Deutschland:Schweres Problem

Die Rettungsdienste benötigen immer mehr Krankentransporter für übergewichtige Menschen.

Von Thomas Öchsner

Es war ein schwerer Brocken, der auf die Sanitäter der Rettungswache Günzburg wartete: Etwa 250 Kilo wog der Mann, der in einem schmalen Bauernhaus wohnte und zu einer Behandlung ins Krankenhaus sollte. Zehn Mann mussten zugreifen, um ihn durch die engen Türrahmen bis zum Rettungswagen zu wuchten. "Schwierig wird es in solchen Fällen immer dann, wenn Patienten keinen Rollstuhl benutzen können oder womöglich ein enges Treppenhaus den Transport erschwert", sagt Ralph Herkenrath, stellvertretender Chef der Rettungswache Günzburg des Bayerischen Roten Kreuzes (BRK).

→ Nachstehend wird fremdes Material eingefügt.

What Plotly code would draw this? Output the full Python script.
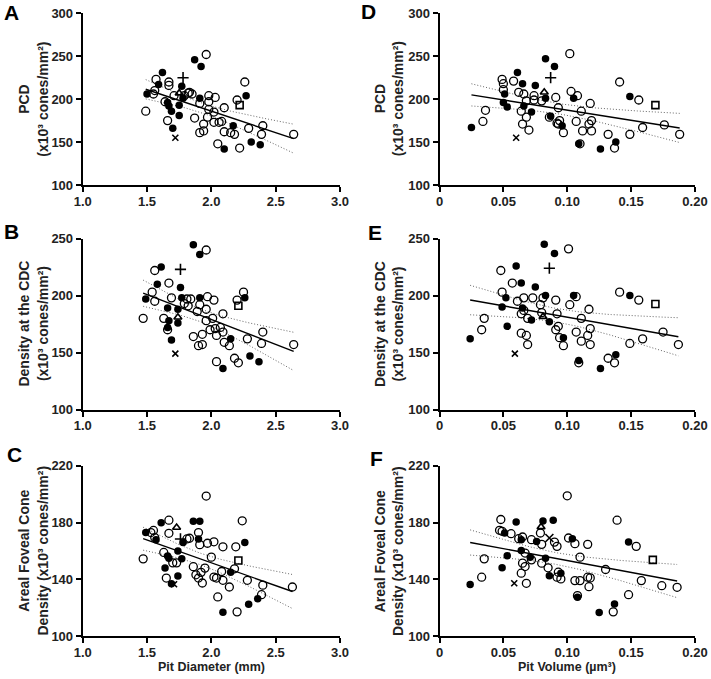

Mit solchen im wahren Sinne des Wortes erschwerten Arbeitsbedingungen müssen Rettungskräfte quer durchs Land immer häufiger zurechtkommen. "Klar, es gab schon immer dicke Patienten, aber das Problem hat in den vergangenen Jahren zugenommen", sagt Herkenrath, der schon seit etwa zwei Jahrzehnte als Sanitäter arbeitet. Manchmal muss in solchen Fällen sogar die Feuerwehr anrücken. Ist der Rollstuhl zu klein, die Tür zu eng, das Treppenhaus zu schmal, lassen sich Patienten, die beträchtlich zu viel auf die Waage bringen, oft nur per Hebebühne oder Drehleiter aus Häuserfenstern hieven.

Statistisch hart belegen lässt sich der Zuwachs bei den Transporten menschlicher Schwergewichte nicht, jedenfalls nicht bundesweit, weil der Marktführer, das Deutsche Rote Kreuz, seine Rettungsdienste regional organisiert hat und deshalb keine entsprechenden Zahlen vorliegen. Eine Umfrage der Süddeutschen Zeitung ergab aber: Bei den Maltesern und beim BRK in Bayern werden verstärkt "Schwerlast-Rettungswagen" eingesetzt, die Patienten mit bis zu 300 Kilo von A nach B fahren können - sofern der Fahrer einen Führerschein der Klasse C1 hat. 33 dieser Spezialfahrzeuge nutzt derzeit das Bayerische Rote Kreuz im Freistaat. Sie kosten bei der Anschaffung etwa 30 000 Euro mehr, haben stärkere Tragen und verfügen über ein elektrohydraulisches Beladesystem. Das sind schon fünf Prozent der Rettungswagen. Vor fünf Jahren waren es laut BRK 26 Einsatzfahrzeuge, in die XXL-Patienten passten.

Sicher ist auch: Es gibt immer mehr krankhaft Übergewichtige in Deutschland. Nach Angaben des Wissenschaftlichen Instituts der AOK hat sich die Zahl der großen Operationen bei Adipositas in Deutschlands Krankenhäusern zwischen 2011 bis 2014 um fast 50 Prozent erhöht. Knapp 16 Prozent der erwachsenen Bevölkerung war 2013 adipös, also stark übergewichtig, heißt es im neuen Jahrbuch des Statistischen Bundesamts. 1999 traf dies nur auf zwölf Prozent der Männer und elf Prozent der Frauen zu. Die höchsten Anteile fettleibiger Menschen zählten die Wiesbadener Statistiker dabei in Mecklenburg-Vorpommern und in Sachsen-Anhalt, am geringsten waren die Werte in den Stadtstaaten Hamburg und Berlin.

Die extrem schweren Fälle werden auch für die Gesundheit der Sanitäter zu einem Problem: "Generell nehmen Rückenbeschwerden bei den Mitarbeitern im Einsatzdienst zu", berichtet eine Sprecherin des BRK. Das bestätigt auch Wachleiter Herkenrath: "Leider hatten wir schon Kollegen mit Bandscheibenvorfällen", sagt er.